Day one of the trip is coming to a close, well day 2 if you count the drive to Windsor, sitting in my Dad’s living room, watching a documentary about the Saigon evacuation of 1975- which I do consider part of the trip I suppose now that I think about it. It’s not my real life.
In the morning, in our real lives, Ger took the morning off to finish packing and there was that late exam Louise Amambercon wrote that I picked up, marked on the way. It wasn’t until we were in Windsor that the vacation part of the day seeped in.
Today getting up a 5am, hitting the border, we watched the officers make fun of one of them named Matt who forgot he was supposed to do overtime last night as they processed Ger’s Irish fingerprints for the 90 day visa, much too long for the 18 actual days we are spending here, in this overgrown expanse of space and people and charm. The familiar becoming less familiar. Courtesies, customs, ways of being shifting slightly enough to be on the alert, hoping not to need to catch up.
There was that sticky woman at the first rest stop though, who made me ask her for a plastic bag. The thousands of drinks: juice, water, and even energy, plus the little bundle of bananas were sitting there on the counter between us a signal I thought, a need for a bag, a clear sign my arms would obviously struggle collecting these items on their own. After filling the bag she smiled at me, making me feel guilty for ever mistrusting her ability as a cashier.
And then the drive across the space where some people lived and other people didn’t I suppose. The space that uprooted and grew sharp edges along the road, prompting annoyance with Southern Ontario’s 401 flatness: Why couldn’t the mountains want to live near us? we said. Their height making us look out new points of our car windows which hadn’t been tested before.
A collection of Harleys decidedly took up the left lane for miles. They had that school of fish type existence, the sum being stronger than individual parts. Cars racing to pass them in the right lane along the mountains until a mac truck or a heavy caravan stopped them just as they were getting close enough to the head of the pack to pass. And then as a collective, with unseen signals between them, the decision was made to relinquish the left, the fish floating, withdrawing to the right hand lane.
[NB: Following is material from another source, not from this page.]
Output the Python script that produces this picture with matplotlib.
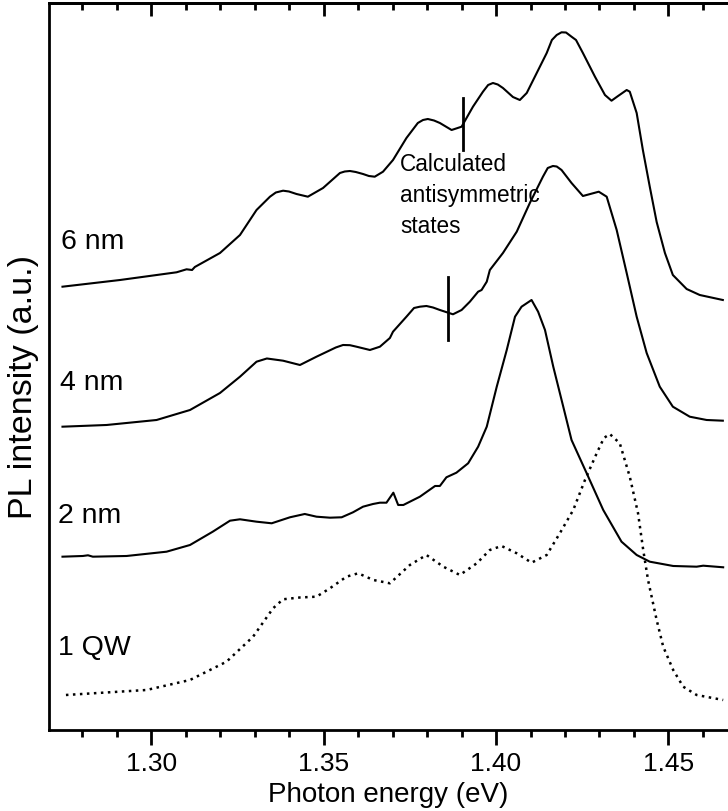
import numpy as np
import matplotlib.pyplot as plt
from matplotlib.ticker import MultipleLocator, FormatStrFormatter

plt.rcParams['font.family'] = ['Liberation Sans', 'DejaVu Sans']

# Espectros PL (energia em eV, intensidade em u.a. já com deslocamento vertical)
E_6nm = [1.2742, 1.2909, 1.3073, 1.3102, 1.3118, 1.3126, 1.3199, 1.3257, 1.3305, 1.3344,
         1.3361, 1.3382, 1.3399, 1.3421, 1.3454, 1.3498, 1.3547, 1.3561, 1.3576, 1.3593,
         1.3614, 1.3631, 1.3648, 1.3672, 1.3701, 1.3740, 1.3773, 1.3788, 1.3802, 1.3820,
         1.3837, 1.3871, 1.3900, 1.3933, 1.3962, 1.3977, 1.3991, 1.4005, 1.4020, 1.4049,
         1.4069, 1.4089, 1.4118, 1.4147, 1.4162, 1.4176, 1.4190, 1.4203, 1.4219, 1.4232,
         1.4252, 1.4287, 1.4316, 1.4335, 1.4354, 1.4379, 1.4388, 1.4408, 1.4426, 1.4446,
         1.4466, 1.4490, 1.4513, 1.4553, 1.4591, 1.4658]
I_6nm = [4.433, 4.50, 4.577, 4.607, 4.60, 4.63, 4.77, 4.95, 5.20, 5.333,
         5.375, 5.393, 5.385, 5.36, 5.333, 5.42, 5.57, 5.585, 5.59, 5.58,
         5.56, 5.54, 5.533, 5.583, 5.70, 5.92, 6.07, 6.10, 6.11, 6.095,
         6.07, 6.00, 6.033, 6.233, 6.383, 6.45, 6.47, 6.455, 6.42, 6.33,
         6.30, 6.37, 6.57, 6.77, 6.90, 6.95, 6.977, 6.975, 6.933, 6.90,
         6.77, 6.533, 6.35, 6.293, 6.34, 6.40, 6.383, 6.17, 5.80, 5.433,
         5.08, 4.77, 4.55, 4.41, 4.35, 4.30]

E_4nm = [1.2742, 1.2870, 1.3015, 1.3112, 1.3199, 1.3257, 1.3305, 1.3335, 1.3382, 1.3431,
         1.3479, 1.3535, 1.3556, 1.3576, 1.3595, 1.3634, 1.3663, 1.3692, 1.3701, 1.3740,
         1.3762, 1.3779, 1.3798, 1.3817, 1.3837, 1.3875, 1.3900, 1.3924, 1.3948, 1.3958,
         1.3973, 1.3982, 1.4020, 1.4060, 1.4098, 1.4136, 1.4150, 1.4165, 1.4176, 1.4190,
         1.4219, 1.4252, 1.4281, 1.4298, 1.4321, 1.4350, 1.4379, 1.4408, 1.4437, 1.4475,
         1.4513, 1.4562, 1.4611, 1.4658]
I_4nm = [3.033, 3.05, 3.10, 3.20, 3.37, 3.533, 3.683, 3.715, 3.693, 3.65,
         3.733, 3.825, 3.85, 3.848, 3.833, 3.80, 3.833, 3.92, 3.983, 4.133,
         4.22, 4.233, 4.24, 4.225, 4.20, 4.157, 4.20, 4.283, 4.383, 4.40,
         4.483, 4.60, 4.77, 4.983, 5.27, 5.533, 5.62, 5.64, 5.635, 5.60,
         5.47, 5.34, 5.367, 5.383, 5.333, 5.00, 4.57, 4.133, 3.77, 3.433,
         3.233, 3.133, 3.10, 3.093]

E_2nm = [1.2742, 1.2801, 1.2816, 1.2830, 1.2928, 1.3044, 1.3112, 1.3178, 1.3228, 1.3257,
         1.3305, 1.3349, 1.3402, 1.3445, 1.3479, 1.3518, 1.3552, 1.3585, 1.3614, 1.3643,
         1.3663, 1.3682, 1.3702, 1.3716, 1.3731, 1.3779, 1.3823, 1.3837, 1.3856, 1.3885,
         1.3919, 1.3948, 1.3973, 1.4002, 1.4031, 1.4055, 1.4074, 1.4103, 1.4122, 1.4142,
         1.4166, 1.4195, 1.4219, 1.4263, 1.4311, 1.4364, 1.4408, 1.4446, 1.4514, 1.4582,
         1.4601, 1.4659]
I_2nm = [1.733, 1.74, 1.747, 1.733, 1.74, 1.783, 1.85, 1.983, 2.093, 2.107,
         2.083, 2.067, 2.127, 2.16, 2.133, 2.123, 2.127, 2.177, 2.233, 2.26,
         2.273, 2.273, 2.373, 2.25, 2.25, 2.333, 2.44, 2.44, 2.527, 2.573,
         2.667, 2.833, 3.033, 3.433, 3.80, 4.133, 4.233, 4.30, 4.183, 4.00,
         3.633, 3.233, 2.90, 2.567, 2.20, 1.883, 1.75, 1.683, 1.64, 1.633,
         1.643, 1.627]

E_1qw = [1.2752, 1.2986, 1.3112, 1.3218, 1.3295, 1.3353, 1.3382, 1.3431, 1.3479, 1.3518,
         1.3566, 1.3600, 1.3644, 1.3692, 1.3750, 1.3798, 1.3847, 1.3895, 1.3944, 1.3982,
         1.4016, 1.4060, 1.4103, 1.4147, 1.4185, 1.4224, 1.4258, 1.4292, 1.4313, 1.4330,
         1.4359, 1.4388, 1.4412, 1.4427, 1.4441, 1.4466, 1.4485, 1.4514, 1.4543, 1.4582,
         1.4659]
I_1qw = [0.35, 0.40, 0.50, 0.683, 0.933, 1.217, 1.307, 1.325, 1.333, 1.417,
         1.533, 1.567, 1.50, 1.467, 1.65, 1.75, 1.633, 1.55, 1.667, 1.80,
         1.84, 1.767, 1.673, 1.75, 1.967, 2.20, 2.50, 2.767, 2.92, 2.96,
         2.867, 2.533, 2.167, 1.80, 1.50, 1.10, 0.833, 0.60, 0.433, 0.35,
         0.30]

# Marcas dos estados antissimétricos calculados: (energia, y_inf, y_sup)
marcas = [(1.3905, 5.80, 6.32), (1.3861, 3.90, 4.533)]

rotulos = ['6 nm', '4 nm', '2 nm', '1 QW']
pos_rotulos = [(1.2739, 4.81), (1.2735, 3.40), (1.2730, 2.073), (1.2730, 0.75)]

fig = plt.figure(figsize=(7.28, 8.11), dpi=100)
ax = fig.add_axes([0.0669, 0.0999, 0.9331, 0.8964])

ax.plot(E_6nm, I_6nm, color='black', lw=1.5)
ax.plot(E_4nm, I_4nm, color='black', lw=1.5)
ax.plot(E_2nm, I_2nm, color='black', lw=1.5)
ax.plot(E_1qw, I_1qw, color='black', lw=1.8, linestyle=(0, (1, 1.8)))

for e, y0, y1 in marcas:
    ax.plot([e, e], [y0, y1], color='black', lw=2.0)

for txt, (x, y) in zip(rotulos, pos_rotulos):
    ax.text(x, y, txt, fontsize=20.5, va='baseline', ha='left')

ax.text(1.3721, 5.77, 'Calculated\nantisymmetric\nstates', fontsize=16.3,
        va='top', ha='left', linespacing=1.45)

ax.set_xlim(1.2702, 1.4673)
ax.set_ylim(0, 7.27)

ax.xaxis.set_major_locator(MultipleLocator(0.05))
ax.xaxis.set_minor_locator(MultipleLocator(0.01))
ax.xaxis.set_major_formatter(FormatStrFormatter('%.2f'))
ax.tick_params(axis='x', which='major', direction='out', length=11, width=2,
               labelsize=19, pad=5)
ax.tick_params(axis='x', which='minor', direction='out', length=5, width=2)
ax.set_yticks([])

top = ax.secondary_xaxis('top')
top.xaxis.set_major_locator(MultipleLocator(0.05))
top.xaxis.set_minor_locator(MultipleLocator(0.01))
top.tick_params(axis='x', which='major', direction='in', length=9, width=2, labeltop=False)
top.tick_params(axis='x', which='minor', direction='in', length=5, width=2)
top.spines['top'].set_linewidth(2)

for s in ['left', 'bottom', 'top']:
    ax.spines[s].set_linewidth(2)
ax.spines['right'].set_visible(False)

ax.set_xlabel('Photon energy (eV)', fontsize=20, labelpad=4)
ax.set_ylabel('PL intensity (a.u.)', fontsize=24.5)
ax.yaxis.set_label_coords(-0.015, 0.472)

fig.savefig('out.png', dpi=100)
The mountain view almost untrustingly beautiful from the deck of our little pretend future in the Smoky Mountains. This is the type of place we’ll get one day said out loud many times to each other, reminding us how difficult it is to be present even when the time feels so right, feels impossible not to be live in right now. How hard it is to appreciate the life around you, not getting stuck in the future to come.
The hot tub helps a little with that though. Here, I am floating and digesting the grilled meat, digesting the milky dip which we spread onto carrots. Where I’m digesting the chips we found at the dollar store claiming “ribs flavour.” The very chips now finding their spot just below my own clunky bones for the night.